Write only the number of lines holding the string "that".

◆ DATA FOR THIS TASK:
**********
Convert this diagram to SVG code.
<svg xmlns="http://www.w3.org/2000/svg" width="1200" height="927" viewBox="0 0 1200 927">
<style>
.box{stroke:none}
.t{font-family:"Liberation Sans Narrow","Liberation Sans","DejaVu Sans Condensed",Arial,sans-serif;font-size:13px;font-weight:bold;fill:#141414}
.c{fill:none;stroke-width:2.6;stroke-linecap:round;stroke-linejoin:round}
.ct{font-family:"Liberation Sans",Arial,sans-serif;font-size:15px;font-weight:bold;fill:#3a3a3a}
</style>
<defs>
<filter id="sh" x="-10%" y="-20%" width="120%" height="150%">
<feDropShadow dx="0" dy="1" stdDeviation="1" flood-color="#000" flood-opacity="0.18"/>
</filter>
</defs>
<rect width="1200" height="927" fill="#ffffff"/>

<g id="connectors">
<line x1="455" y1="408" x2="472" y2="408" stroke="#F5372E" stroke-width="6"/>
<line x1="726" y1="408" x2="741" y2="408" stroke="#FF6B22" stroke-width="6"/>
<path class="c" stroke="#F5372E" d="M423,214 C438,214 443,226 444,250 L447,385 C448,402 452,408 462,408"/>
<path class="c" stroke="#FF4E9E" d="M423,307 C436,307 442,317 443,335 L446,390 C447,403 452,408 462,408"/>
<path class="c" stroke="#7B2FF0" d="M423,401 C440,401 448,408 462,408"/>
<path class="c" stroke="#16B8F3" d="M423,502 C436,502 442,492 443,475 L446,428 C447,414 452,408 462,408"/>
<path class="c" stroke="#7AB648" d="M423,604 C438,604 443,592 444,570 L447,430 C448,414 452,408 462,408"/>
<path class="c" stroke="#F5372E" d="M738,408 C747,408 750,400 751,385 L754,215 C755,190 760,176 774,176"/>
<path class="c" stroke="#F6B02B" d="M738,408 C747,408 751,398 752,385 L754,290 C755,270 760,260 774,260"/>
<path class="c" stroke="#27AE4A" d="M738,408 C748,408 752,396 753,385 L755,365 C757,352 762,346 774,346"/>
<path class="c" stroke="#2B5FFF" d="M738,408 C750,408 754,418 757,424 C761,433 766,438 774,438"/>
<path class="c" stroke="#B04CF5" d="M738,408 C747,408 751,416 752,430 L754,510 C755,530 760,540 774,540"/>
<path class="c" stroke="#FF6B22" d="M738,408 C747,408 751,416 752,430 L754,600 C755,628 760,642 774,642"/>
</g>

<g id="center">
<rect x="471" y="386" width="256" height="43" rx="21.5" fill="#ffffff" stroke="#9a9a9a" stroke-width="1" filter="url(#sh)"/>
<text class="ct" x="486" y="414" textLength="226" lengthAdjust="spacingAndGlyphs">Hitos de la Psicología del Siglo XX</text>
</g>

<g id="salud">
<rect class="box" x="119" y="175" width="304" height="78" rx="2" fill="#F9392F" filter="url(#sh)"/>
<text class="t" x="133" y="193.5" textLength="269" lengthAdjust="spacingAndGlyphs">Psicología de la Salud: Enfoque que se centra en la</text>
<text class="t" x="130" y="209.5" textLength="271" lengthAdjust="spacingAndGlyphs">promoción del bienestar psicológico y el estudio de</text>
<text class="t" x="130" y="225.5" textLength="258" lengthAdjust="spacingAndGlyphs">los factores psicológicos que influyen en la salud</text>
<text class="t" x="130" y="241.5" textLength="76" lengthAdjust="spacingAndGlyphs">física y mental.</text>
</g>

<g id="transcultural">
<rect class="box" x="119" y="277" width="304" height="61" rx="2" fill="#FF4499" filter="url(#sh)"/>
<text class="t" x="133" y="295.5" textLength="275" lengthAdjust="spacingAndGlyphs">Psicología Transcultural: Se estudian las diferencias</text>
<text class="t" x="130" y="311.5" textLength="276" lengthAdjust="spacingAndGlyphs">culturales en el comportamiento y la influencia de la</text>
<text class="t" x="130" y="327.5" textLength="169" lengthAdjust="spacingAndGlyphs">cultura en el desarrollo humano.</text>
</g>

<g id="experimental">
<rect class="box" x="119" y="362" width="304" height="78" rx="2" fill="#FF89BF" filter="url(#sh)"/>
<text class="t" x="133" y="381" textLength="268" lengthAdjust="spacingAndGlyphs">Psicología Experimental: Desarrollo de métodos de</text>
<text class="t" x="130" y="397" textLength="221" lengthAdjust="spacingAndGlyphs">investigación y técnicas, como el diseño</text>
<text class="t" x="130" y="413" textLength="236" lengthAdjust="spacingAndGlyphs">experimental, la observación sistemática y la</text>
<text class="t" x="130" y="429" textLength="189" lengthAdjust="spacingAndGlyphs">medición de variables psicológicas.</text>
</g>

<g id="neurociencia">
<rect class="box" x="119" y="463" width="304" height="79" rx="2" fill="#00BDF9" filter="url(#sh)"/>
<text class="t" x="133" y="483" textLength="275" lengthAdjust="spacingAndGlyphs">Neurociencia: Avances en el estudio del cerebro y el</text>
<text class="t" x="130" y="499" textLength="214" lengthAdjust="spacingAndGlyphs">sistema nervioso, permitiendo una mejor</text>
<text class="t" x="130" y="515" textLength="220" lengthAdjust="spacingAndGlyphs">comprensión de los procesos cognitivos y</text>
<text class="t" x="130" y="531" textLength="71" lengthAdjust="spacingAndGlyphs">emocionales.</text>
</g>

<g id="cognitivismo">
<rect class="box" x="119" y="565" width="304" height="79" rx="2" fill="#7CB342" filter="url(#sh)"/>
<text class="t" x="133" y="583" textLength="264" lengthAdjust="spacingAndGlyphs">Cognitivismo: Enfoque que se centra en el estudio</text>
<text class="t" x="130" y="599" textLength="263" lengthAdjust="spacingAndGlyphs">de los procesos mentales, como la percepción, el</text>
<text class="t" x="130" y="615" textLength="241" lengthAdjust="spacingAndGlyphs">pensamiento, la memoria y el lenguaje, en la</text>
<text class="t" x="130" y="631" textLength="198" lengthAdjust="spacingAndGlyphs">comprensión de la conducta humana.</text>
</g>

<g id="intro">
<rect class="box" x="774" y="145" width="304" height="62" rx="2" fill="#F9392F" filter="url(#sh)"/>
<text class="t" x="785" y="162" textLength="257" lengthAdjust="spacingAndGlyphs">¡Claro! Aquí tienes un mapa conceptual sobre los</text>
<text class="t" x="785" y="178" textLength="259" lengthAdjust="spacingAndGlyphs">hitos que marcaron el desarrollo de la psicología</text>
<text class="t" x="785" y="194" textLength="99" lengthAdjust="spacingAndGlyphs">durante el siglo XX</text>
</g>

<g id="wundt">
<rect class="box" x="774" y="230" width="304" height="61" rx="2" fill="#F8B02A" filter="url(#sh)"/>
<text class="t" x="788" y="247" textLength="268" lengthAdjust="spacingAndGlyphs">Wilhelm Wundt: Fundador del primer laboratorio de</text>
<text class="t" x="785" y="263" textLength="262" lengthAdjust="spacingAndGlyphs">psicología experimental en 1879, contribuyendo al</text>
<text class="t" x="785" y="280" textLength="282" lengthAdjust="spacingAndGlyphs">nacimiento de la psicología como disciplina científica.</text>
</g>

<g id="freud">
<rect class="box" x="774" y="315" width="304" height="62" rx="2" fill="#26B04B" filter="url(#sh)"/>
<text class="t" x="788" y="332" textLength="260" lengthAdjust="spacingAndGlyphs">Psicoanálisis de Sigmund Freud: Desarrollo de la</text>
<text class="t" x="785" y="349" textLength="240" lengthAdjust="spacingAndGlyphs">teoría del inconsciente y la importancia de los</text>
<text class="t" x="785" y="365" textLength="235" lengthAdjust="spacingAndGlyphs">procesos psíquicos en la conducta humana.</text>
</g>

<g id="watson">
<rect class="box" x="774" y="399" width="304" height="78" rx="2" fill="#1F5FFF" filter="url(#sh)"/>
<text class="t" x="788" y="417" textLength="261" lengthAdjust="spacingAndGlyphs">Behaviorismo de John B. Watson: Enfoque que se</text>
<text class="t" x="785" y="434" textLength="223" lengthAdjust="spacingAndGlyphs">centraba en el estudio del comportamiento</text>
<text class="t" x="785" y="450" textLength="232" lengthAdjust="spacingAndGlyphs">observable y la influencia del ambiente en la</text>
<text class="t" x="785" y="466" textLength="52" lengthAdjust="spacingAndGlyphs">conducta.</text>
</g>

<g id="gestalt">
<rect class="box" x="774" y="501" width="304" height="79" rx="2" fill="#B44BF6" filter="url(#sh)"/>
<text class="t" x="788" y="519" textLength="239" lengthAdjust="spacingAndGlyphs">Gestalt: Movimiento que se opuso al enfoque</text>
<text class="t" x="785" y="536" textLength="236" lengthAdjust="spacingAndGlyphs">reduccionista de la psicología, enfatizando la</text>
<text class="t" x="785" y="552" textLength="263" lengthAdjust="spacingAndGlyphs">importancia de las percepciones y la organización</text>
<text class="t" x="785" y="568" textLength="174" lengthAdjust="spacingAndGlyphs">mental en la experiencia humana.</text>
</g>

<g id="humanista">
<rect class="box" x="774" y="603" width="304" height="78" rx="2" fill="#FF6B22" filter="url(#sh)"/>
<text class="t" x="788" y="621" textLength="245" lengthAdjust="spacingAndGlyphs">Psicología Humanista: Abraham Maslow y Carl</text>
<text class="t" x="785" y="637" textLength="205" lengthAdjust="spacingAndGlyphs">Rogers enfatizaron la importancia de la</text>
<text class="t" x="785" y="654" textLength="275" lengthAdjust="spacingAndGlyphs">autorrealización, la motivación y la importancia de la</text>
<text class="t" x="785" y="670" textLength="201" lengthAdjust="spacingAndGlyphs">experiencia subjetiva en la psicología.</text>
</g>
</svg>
**********
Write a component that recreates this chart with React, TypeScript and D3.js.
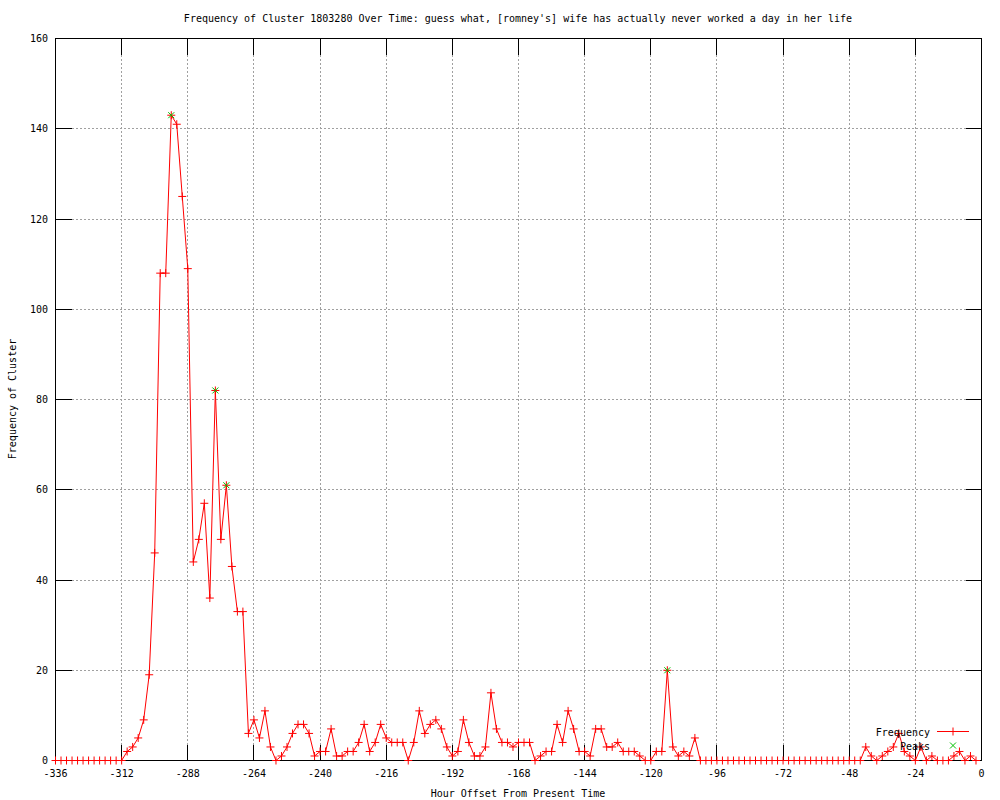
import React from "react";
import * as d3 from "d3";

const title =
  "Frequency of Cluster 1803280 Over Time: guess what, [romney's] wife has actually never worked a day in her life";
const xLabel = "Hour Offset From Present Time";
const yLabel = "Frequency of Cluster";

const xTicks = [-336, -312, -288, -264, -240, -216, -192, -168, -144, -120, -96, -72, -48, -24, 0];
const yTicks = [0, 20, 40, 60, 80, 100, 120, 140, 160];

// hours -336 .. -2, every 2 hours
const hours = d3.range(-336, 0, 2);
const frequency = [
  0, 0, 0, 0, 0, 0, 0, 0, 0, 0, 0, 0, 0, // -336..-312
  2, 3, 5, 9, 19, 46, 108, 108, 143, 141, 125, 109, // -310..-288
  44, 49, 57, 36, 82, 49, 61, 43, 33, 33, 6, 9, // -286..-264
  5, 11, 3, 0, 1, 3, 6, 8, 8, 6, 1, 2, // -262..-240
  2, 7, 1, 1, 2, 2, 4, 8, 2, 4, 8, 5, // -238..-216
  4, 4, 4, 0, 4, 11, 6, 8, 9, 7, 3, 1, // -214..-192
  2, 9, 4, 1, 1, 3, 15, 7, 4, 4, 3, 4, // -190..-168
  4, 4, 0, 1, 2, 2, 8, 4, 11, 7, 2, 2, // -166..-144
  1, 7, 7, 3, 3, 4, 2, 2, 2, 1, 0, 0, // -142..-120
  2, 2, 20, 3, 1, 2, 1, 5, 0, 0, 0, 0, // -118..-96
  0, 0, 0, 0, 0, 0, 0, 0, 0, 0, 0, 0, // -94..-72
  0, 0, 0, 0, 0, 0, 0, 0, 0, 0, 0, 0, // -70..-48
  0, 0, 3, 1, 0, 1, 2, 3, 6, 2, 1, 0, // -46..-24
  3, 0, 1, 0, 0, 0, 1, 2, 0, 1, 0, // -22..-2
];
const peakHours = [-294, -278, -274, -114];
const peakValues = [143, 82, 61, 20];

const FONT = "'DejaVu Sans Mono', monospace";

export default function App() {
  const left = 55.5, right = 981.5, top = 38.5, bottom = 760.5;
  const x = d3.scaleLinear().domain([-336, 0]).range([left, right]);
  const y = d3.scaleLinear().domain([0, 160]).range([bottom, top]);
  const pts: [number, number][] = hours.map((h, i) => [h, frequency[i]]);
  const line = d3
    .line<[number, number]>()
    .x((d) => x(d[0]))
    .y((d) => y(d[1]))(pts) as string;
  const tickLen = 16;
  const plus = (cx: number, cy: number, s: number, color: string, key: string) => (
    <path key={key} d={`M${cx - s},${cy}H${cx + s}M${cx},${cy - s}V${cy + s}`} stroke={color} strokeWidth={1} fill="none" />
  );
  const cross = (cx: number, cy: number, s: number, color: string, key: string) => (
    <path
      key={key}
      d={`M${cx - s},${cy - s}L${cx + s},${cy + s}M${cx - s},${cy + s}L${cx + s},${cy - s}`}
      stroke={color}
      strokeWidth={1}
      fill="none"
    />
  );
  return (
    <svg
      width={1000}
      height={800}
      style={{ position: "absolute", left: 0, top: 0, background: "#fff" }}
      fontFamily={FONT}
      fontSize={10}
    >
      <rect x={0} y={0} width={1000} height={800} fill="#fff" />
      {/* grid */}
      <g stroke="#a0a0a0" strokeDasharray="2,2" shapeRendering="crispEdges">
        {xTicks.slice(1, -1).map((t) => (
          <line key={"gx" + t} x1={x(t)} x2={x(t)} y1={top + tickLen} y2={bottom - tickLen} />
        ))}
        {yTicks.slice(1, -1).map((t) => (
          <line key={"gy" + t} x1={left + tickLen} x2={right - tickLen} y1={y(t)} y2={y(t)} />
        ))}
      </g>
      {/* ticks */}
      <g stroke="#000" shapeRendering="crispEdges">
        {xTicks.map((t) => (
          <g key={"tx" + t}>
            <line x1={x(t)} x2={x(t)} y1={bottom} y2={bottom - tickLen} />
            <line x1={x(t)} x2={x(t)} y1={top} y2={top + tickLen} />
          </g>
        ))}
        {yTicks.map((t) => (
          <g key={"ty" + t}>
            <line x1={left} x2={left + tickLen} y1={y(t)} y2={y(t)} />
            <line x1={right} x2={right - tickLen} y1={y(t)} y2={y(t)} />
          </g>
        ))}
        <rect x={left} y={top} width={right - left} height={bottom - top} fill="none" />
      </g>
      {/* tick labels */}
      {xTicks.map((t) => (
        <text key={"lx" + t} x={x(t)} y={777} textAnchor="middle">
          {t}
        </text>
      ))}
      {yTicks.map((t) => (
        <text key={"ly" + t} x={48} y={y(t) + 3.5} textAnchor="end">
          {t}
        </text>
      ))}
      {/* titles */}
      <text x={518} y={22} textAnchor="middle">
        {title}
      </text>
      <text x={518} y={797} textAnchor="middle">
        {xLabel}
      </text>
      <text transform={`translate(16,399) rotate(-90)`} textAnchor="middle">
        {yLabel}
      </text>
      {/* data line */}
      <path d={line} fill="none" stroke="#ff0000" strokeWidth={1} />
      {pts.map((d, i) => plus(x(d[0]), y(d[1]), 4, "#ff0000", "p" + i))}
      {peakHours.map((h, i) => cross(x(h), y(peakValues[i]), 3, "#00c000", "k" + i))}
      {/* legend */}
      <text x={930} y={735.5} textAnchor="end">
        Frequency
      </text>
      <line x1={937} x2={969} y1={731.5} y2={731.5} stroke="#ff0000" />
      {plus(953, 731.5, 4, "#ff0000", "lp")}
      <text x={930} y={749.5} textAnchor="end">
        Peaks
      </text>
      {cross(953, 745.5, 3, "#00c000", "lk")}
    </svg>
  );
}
**********
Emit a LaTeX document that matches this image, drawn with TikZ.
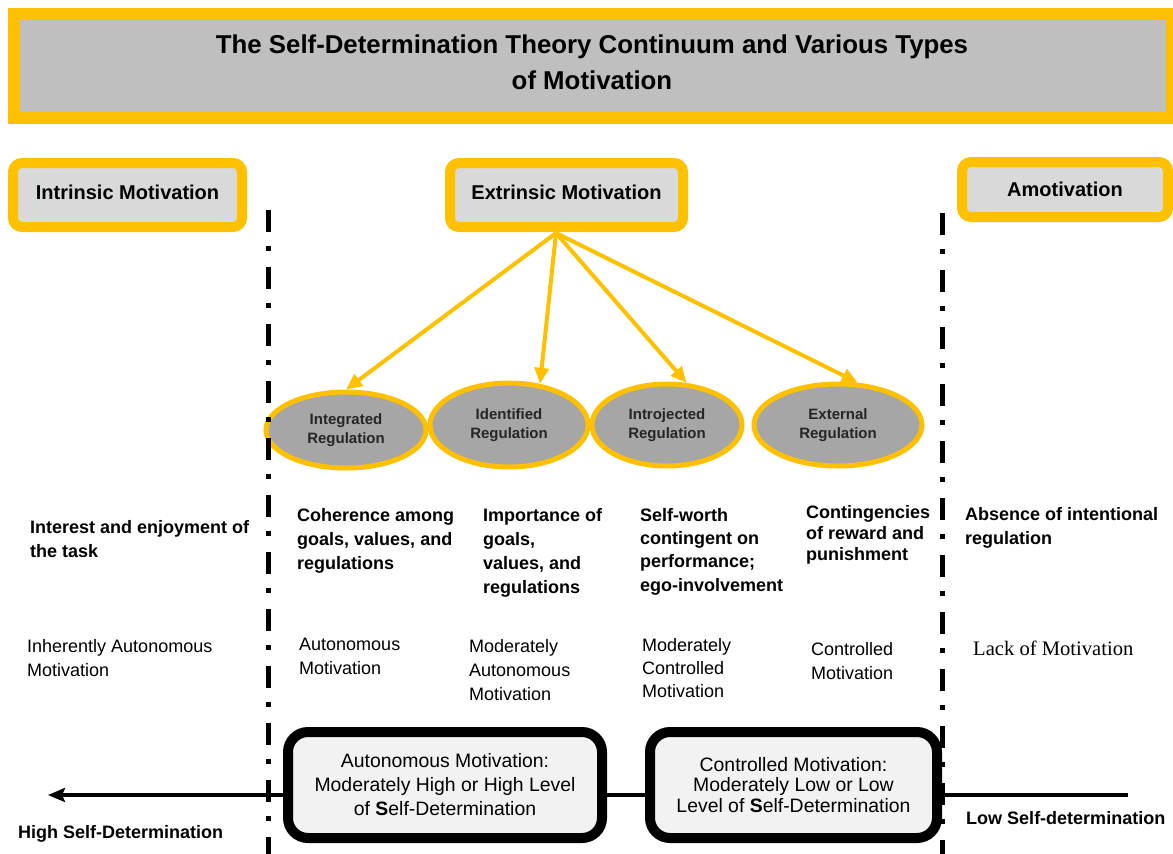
**********
◆ RESPONSE TO THE EXERCISE:
2